Gisteren vierden veel Nederlanders Keti Koti, de dag waarop wordt stilgestaan bij de afschaffing van de slavernij in Suriname op 1 juli 1863. Er gaan stemmen op om van Keti Koti een nationale feestdag te maken, net als in Suriname het geval is.
Blogger Deborah Cameron vertelt aan Den Haag FM dat Keti Koti een nationale feestdag moet worden. ‘Het is een onderdeel van de Nederlandse geschiedenis. En om er meer bekendheid aan te geven en om het op te nemen in het nationale archief, zou het fantastisch zijn als er landelijk aandacht zou zijn voor deze dag.’
Rosemarijn Hoefte, hoogleraar Surinaamse geschiedenis aan de Universiteit van Leiden, is op Radio 1 terughoudender. Nederland doet volgens haar weinig aan nationale feestdagen: ‘Zelfs 5 mei is niet elk jaar een officiële feestdag. Maar ik vind het wel belangrijk dat er een moment van reflectie is over ons koloniale verleden. En dat zou wat meer aandacht moeten krijgen.’

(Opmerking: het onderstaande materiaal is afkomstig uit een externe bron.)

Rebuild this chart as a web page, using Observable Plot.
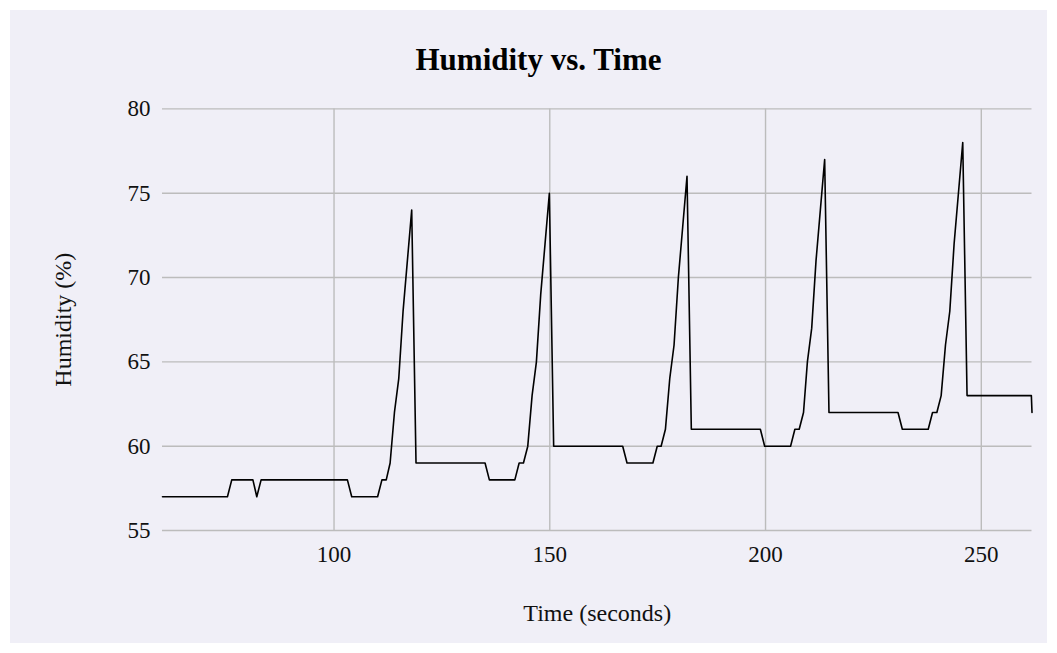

In 2017 pleitte Sylvana Simons’ partij Bij1 – toen nog Artikel 1 geheten – er al voor dat Keti Koti een nationale feestdag moet worden.
Keti Koti is sinds 1960 een nationale feestdag in Suriname. In Nederland werd Keti Koti in 1963 voor het eerst herdacht door een enkele Surinamers.